Omit pictures and quote the listing below line by line, from its start through the line that holds "-1.25, 7, 2.5);".

### DATASET SECTION
※ ※ ※
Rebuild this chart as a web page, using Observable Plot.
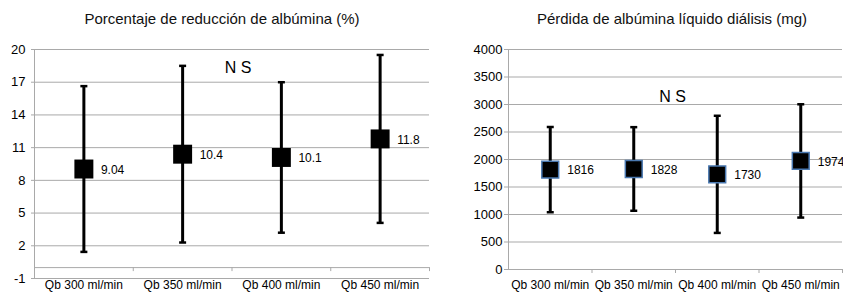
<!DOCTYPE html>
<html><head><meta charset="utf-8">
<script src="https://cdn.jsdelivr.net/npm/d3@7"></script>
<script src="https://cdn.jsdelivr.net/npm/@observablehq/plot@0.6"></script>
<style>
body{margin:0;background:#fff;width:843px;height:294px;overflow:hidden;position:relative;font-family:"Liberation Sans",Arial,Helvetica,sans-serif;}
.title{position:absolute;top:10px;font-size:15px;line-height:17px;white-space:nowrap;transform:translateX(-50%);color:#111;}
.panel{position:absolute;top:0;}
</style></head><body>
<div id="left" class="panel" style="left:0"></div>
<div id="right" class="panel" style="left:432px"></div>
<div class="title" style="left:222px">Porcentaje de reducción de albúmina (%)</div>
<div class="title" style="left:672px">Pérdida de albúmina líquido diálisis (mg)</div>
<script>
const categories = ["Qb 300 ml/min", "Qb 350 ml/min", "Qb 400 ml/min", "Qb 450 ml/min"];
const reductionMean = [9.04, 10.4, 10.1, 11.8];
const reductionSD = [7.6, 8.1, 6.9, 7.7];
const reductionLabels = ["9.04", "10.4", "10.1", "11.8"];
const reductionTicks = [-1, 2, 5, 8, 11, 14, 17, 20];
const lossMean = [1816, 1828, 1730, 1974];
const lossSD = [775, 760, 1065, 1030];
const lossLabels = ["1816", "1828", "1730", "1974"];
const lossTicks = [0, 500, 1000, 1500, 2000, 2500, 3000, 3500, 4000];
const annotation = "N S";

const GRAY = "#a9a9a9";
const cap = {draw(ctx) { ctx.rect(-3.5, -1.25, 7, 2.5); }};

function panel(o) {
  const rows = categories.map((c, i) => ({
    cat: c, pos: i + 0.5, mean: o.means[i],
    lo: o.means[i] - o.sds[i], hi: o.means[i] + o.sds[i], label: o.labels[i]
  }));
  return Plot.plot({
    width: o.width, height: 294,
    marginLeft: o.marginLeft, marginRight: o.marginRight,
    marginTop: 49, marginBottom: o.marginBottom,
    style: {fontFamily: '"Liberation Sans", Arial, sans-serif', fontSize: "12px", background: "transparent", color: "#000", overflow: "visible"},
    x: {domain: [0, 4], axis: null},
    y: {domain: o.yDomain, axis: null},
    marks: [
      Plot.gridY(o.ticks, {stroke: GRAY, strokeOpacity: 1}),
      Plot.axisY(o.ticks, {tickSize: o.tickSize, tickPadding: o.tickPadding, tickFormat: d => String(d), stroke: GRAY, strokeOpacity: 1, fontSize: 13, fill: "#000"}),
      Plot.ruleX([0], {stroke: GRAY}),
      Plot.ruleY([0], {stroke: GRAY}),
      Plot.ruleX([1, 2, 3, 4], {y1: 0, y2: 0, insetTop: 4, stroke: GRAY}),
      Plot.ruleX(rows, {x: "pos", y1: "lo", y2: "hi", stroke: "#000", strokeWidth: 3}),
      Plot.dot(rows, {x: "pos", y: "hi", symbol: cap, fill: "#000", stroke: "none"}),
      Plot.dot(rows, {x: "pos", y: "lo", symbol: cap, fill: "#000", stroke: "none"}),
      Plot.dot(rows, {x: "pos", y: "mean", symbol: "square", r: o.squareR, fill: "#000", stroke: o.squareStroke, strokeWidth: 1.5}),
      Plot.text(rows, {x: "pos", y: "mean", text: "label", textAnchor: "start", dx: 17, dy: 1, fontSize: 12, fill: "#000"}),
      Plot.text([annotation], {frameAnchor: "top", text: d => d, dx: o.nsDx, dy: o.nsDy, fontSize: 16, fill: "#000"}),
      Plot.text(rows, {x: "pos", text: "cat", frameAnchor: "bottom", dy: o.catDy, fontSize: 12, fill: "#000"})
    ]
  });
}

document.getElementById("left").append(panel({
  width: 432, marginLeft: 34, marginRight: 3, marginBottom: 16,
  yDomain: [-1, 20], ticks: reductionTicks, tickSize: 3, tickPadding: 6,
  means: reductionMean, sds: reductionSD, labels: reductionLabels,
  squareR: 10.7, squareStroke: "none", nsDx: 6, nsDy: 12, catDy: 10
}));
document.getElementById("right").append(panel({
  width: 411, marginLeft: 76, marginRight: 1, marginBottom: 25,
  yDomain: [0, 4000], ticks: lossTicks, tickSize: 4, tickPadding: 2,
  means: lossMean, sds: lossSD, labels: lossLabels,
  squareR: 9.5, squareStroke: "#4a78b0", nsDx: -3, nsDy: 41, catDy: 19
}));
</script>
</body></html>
※ ※ ※
### SOLVED EXERCISE
Rebuild this chart as a web page, using Observable Plot.
<!DOCTYPE html>
<html><head><meta charset="utf-8">
<script src="https://cdn.jsdelivr.net/npm/d3@7"></script>
<script src="https://cdn.jsdelivr.net/npm/@observablehq/plot@0.6"></script>
<style>
body{margin:0;background:#fff;width:843px;height:294px;overflow:hidden;position:relative;font-family:"Liberation Sans",Arial,Helvetica,sans-serif;}
.title{position:absolute;top:10px;font-size:15px;line-height:17px;white-space:nowrap;transform:translateX(-50%);color:#111;}
.panel{position:absolute;top:0;}
</style></head><body>
<div id="left" class="panel" style="left:0"></div>
<div id="right" class="panel" style="left:432px"></div>
<div class="title" style="left:222px">Porcentaje de reducción de albúmina (%)</div>
<div class="title" style="left:672px">Pérdida de albúmina líquido diálisis (mg)</div>
<script>
const categories = ["Qb 300 ml/min", "Qb 350 ml/min", "Qb 400 ml/min", "Qb 450 ml/min"];
const reductionMean = [9.04, 10.4, 10.1, 11.8];
const reductionSD = [7.6, 8.1, 6.9, 7.7];
const reductionLabels = ["9.04", "10.4", "10.1", "11.8"];
const reductionTicks = [-1, 2, 5, 8, 11, 14, 17, 20];
const lossMean = [1816, 1828, 1730, 1974];
const lossSD = [775, 760, 1065, 1030];
const lossLabels = ["1816", "1828", "1730", "1974"];
const lossTicks = [0, 500, 1000, 1500, 2000, 2500, 3000, 3500, 4000];
const annotation = "N S";

const GRAY = "#a9a9a9";
const cap = {draw(ctx) { ctx.rect(-3.5, -1.25, 7, 2.5); }};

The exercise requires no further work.